Black Rock Redemption

Living Colour harnesses its old demons.

More than 25 years after Vernon Reid founded one of the most successful black rock groups of all time, much of his life remains unchanged. He still lives in New York, still maintains his long locks, and still shreds on the electric guitar. He’s also still more verbose than he needs to be. No matter what you ask him, he’s likely to respond with a 10-minute discourse on politics, philosophy, and human existence, jumping from one hard-to-follow example to another.

A diatribe that begins with ruminations on Chinese Democracy, for example, somehow concludes like this: “Our society is consumptive and hungry to be put on, to have ‘that thing.’ In many ways it’s a terrible society, the way we snort and eat people alive for sticking their head out.”

Of course, Living Colour has seen some changes. The group no longer fills arenas, but they’re also no longer plagued by the constant infighting that made so much of their history so tumultuous. After the multiplatinum success of 1988’s Vivid and a Grammy for “Cult of Personality,” they couldn’t maintain their success and were eventually dropped by Epic Records. This led to animosity and a pair of long hiatuses, the first of which inspired an intense period of introspection for Reid.
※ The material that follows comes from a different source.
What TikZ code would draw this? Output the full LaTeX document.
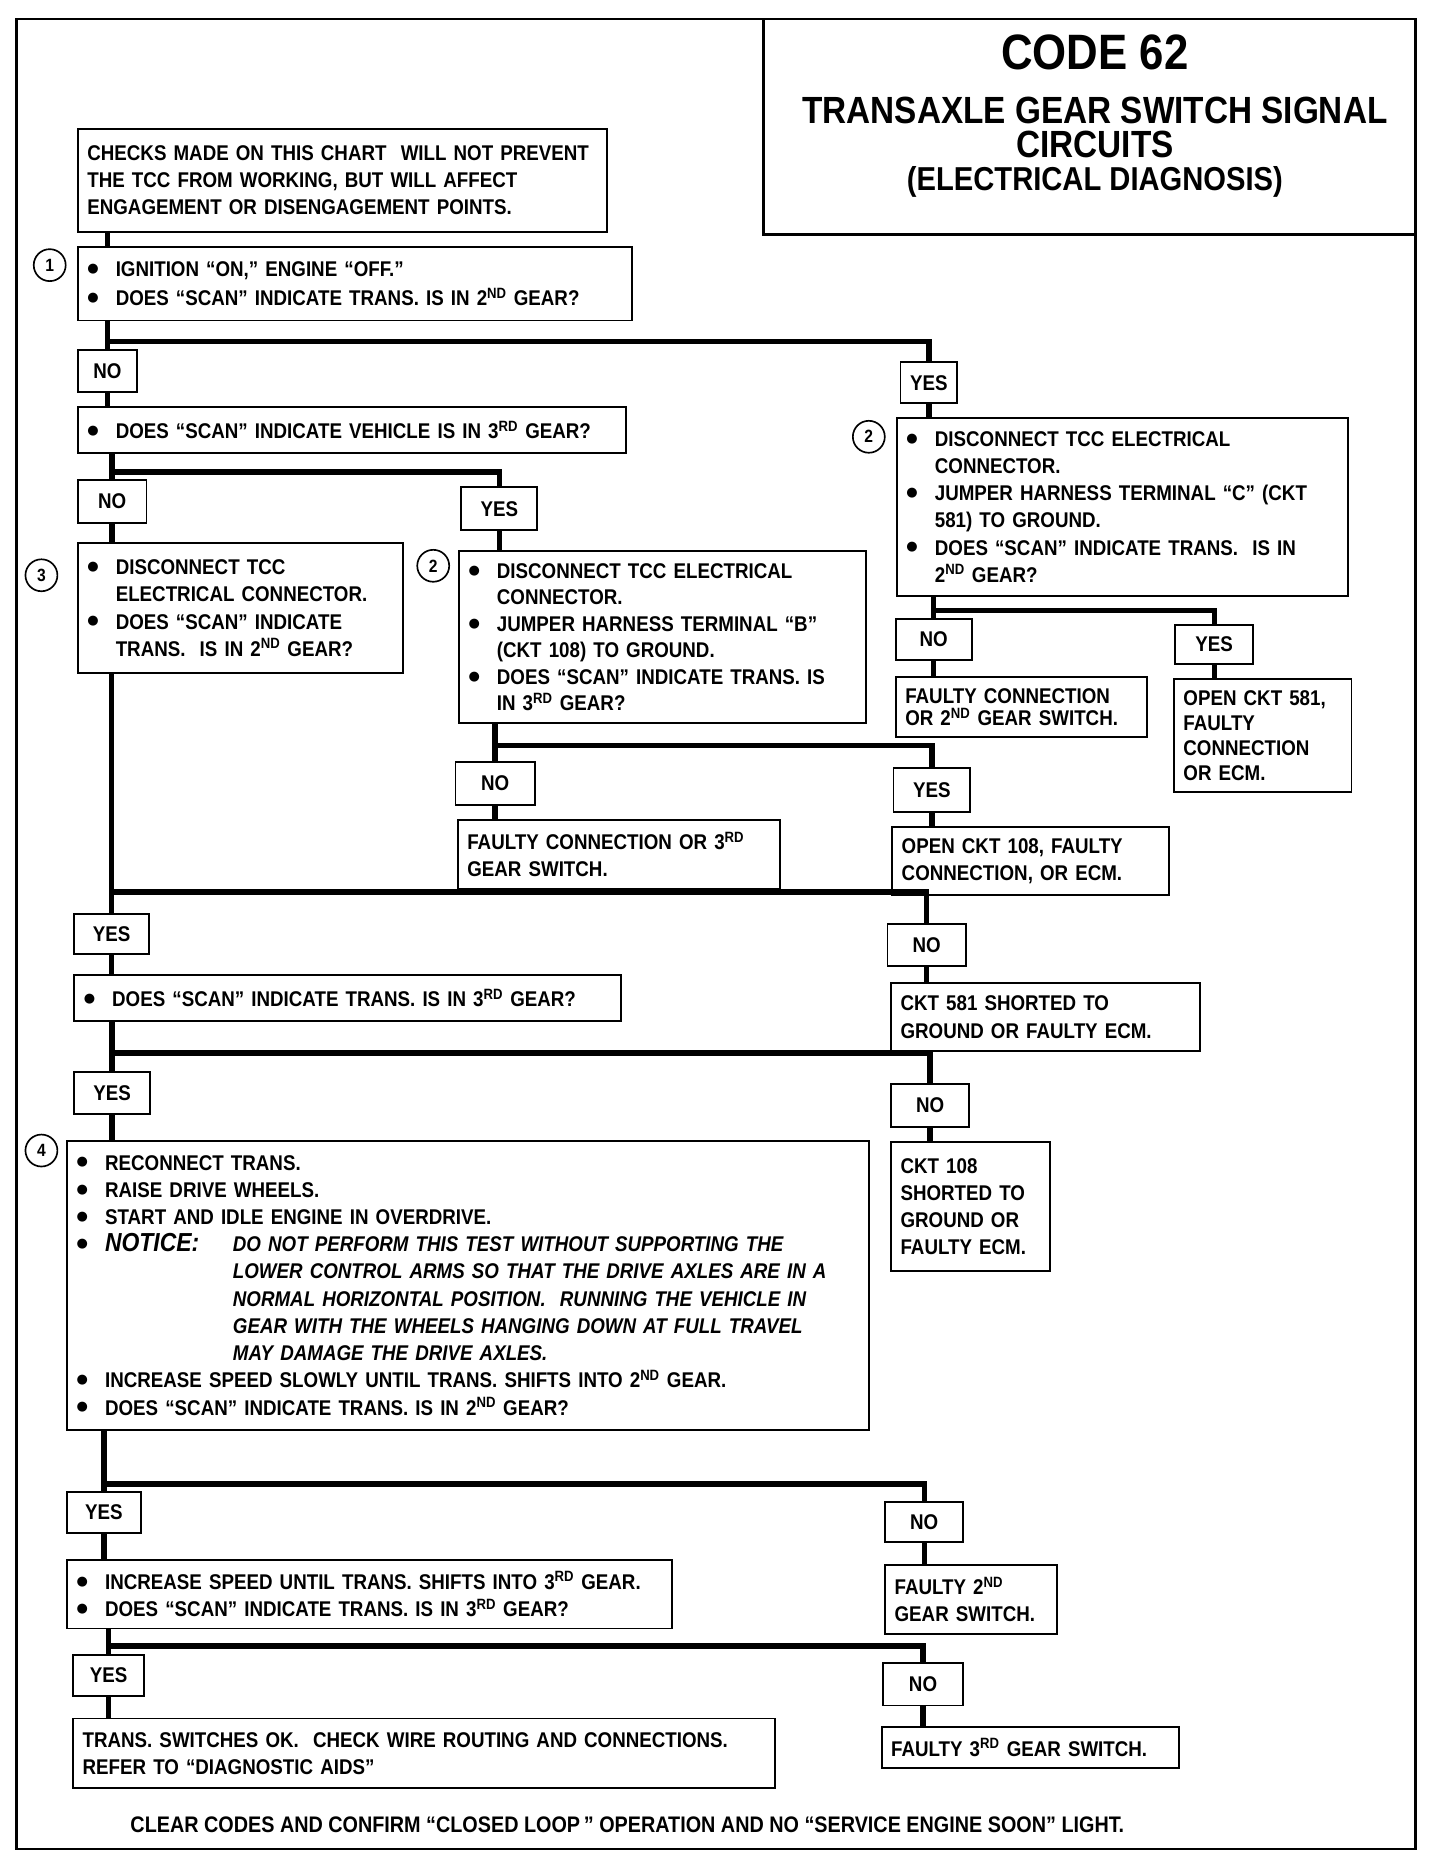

“I came up with this line—’Toss my keys in the river so I can’t go home again’—after the band broke up in the ’90s,” he says. “It just haunted me. It was a very hard, bitter time. We were friends, and it just was not working.”

The lyric made it into “Burned Bridges,” the first track on the band’s latest album, The Chair in the Doorway, an imperfect but engaging work full of their trademark funk-driven bass lines and pop-metal guitar-god riffs. The song focuses on the theme of self-destruction, and he and lead singer Corey Glover brainstormed it while camping out in a small Czech Republic town. “There was no general store to go, there was no escape from each other,” Reid remembers. “I said the line, and Corey just jumped right on it. It’s one of the first solid collaborations we’ve done since ‘Never Satisfied’ on Stain.”

The Chair in the Doorway was primarily recorded just outside of Prague, and obstacles to group unity became a major theme. Reid says its title refers metaphorically to the mental block, i.e., the chair, that inhibits the group members from getting along, i.e., walking through the doorway. Of course, this is only one of Reid’s interpretations; he also contends the song concerns people who play-act their existences rather than being who they really are. “Underneath their roles,” he explains, “[people] are quivering masses of protoplasm. That’s what the song’s about, the notion of escape.”

Make no mistake, Reid can be quite entertaining in conversation, particularly when he’s recounting stories of his group’s glory days. Shortly before playing a Los Angeles show with Guns N’ Roses in 1989, for example, Reid publicly called out Axl Rose for the racist, homophobic lyrics in their song “One in a Million”—a pretty ballsy move. Reid says he has no regrets. “Part of it was not like, ‘Man, you’re a racist,’ it was my disappointment that I’m a GN’R fan. I love Appetite for Destruction. I went out and bought it myself. I was very disappointed in him. It was like, ‘You assume you have no black fans!'” Reid adds that GN’R’s Chinese Democracy debacle shows that money and power can’t buy happiness. (At about this point, he segues into his digression about snorting people.)

He also defends the lyrics of Living Colour’s “Glamour Boys” (“Glamour boys swear they are a diva,” etc.), also long accused of bearing a homophobic message. “I can categorically say that that was never a part of the song,” Reid asserts. “In a weird way, in ’80s New York club culture, people were literally butt-up-against each other. If you meet somebody who’s working in a shop and they’re being nasty or weird because they’re privileged to work in this shop, then it’s interesting to have a conversation about that. There are heterosexual glamour boys and homosexual glamour boys.”

Perhaps there are. In any case, though in their heyday primarily concerned with politics, Living Colour’s members now seem more interested in exorcising their band’s demons. While this artistic stance is less likely to generate headlines, it seems to have created a healthy, productive working environment. If the songs on The Chair in the Doorway are any indication, the musicians appear finally to have made their peace.